* _Collected data_
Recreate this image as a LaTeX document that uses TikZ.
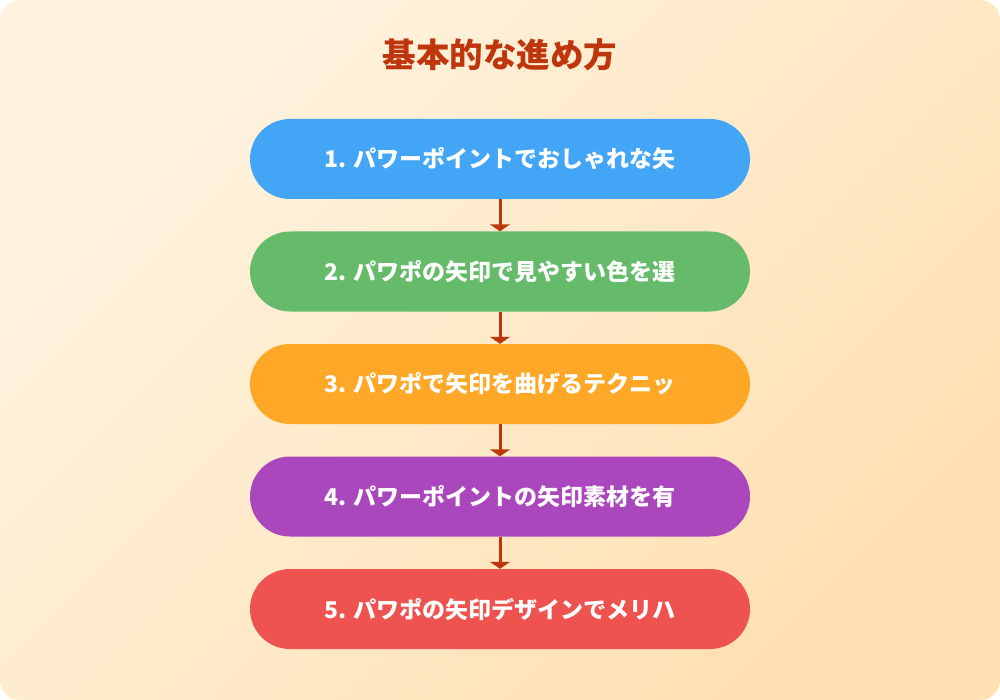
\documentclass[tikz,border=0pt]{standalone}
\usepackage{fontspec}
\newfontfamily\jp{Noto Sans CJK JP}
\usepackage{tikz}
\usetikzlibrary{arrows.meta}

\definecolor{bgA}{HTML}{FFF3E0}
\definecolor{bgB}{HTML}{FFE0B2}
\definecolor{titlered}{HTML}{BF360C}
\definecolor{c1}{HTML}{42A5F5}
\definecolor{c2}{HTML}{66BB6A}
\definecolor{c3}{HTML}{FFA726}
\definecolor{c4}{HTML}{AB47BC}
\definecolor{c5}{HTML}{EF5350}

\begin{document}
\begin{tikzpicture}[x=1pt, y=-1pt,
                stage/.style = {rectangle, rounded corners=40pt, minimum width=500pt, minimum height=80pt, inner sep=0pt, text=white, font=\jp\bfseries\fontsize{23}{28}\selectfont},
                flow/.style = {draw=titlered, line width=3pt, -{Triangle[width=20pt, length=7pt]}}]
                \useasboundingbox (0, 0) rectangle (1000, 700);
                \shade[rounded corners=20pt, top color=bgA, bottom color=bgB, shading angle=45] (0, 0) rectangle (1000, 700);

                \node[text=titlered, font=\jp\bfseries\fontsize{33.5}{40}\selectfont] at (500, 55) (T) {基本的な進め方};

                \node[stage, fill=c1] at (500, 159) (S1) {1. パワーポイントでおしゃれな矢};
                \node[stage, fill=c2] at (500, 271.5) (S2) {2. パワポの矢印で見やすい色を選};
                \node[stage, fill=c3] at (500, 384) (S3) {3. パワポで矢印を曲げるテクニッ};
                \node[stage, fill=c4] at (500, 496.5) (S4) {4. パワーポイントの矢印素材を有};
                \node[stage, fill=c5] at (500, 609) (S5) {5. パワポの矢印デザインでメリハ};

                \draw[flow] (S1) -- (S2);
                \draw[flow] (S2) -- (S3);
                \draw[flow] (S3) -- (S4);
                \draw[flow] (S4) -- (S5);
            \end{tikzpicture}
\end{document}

* _Direction_
Send back the data above word for word, with the pictures left out.

* _Complete response_
Recreate this image as a LaTeX document that uses TikZ.
\documentclass[tikz,border=0pt]{standalone}
\usepackage{fontspec}
\newfontfamily\jp{Noto Sans CJK JP}
\usepackage{tikz}
\usetikzlibrary{arrows.meta}

\definecolor{bgA}{HTML}{FFF3E0}
\definecolor{bgB}{HTML}{FFE0B2}
\definecolor{titlered}{HTML}{BF360C}
\definecolor{c1}{HTML}{42A5F5}
\definecolor{c2}{HTML}{66BB6A}
\definecolor{c3}{HTML}{FFA726}
\definecolor{c4}{HTML}{AB47BC}
\definecolor{c5}{HTML}{EF5350}

\begin{document}
\begin{tikzpicture}[x=1pt, y=-1pt,
                stage/.style = {rectangle, rounded corners=40pt, minimum width=500pt, minimum height=80pt, inner sep=0pt, text=white, font=\jp\bfseries\fontsize{23}{28}\selectfont},
                flow/.style = {draw=titlered, line width=3pt, -{Triangle[width=20pt, length=7pt]}}]
                \useasboundingbox (0, 0) rectangle (1000, 700);
                \shade[rounded corners=20pt, top color=bgA, bottom color=bgB, shading angle=45] (0, 0) rectangle (1000, 700);

                \node[text=titlered, font=\jp\bfseries\fontsize{33.5}{40}\selectfont] at (500, 55) (T) {基本的な進め方};

                \node[stage, fill=c1] at (500, 159) (S1) {1. パワーポイントでおしゃれな矢};
                \node[stage, fill=c2] at (500, 271.5) (S2) {2. パワポの矢印で見やすい色を選};
                \node[stage, fill=c3] at (500, 384) (S3) {3. パワポで矢印を曲げるテクニッ};
                \node[stage, fill=c4] at (500, 496.5) (S4) {4. パワーポイントの矢印素材を有};
                \node[stage, fill=c5] at (500, 609) (S5) {5. パワポの矢印デザインでメリハ};

                \draw[flow] (S1) -- (S2);
                \draw[flow] (S2) -- (S3);
                \draw[flow] (S3) -- (S4);
                \draw[flow] (S4) -- (S5);
            \end{tikzpicture}
\end{document}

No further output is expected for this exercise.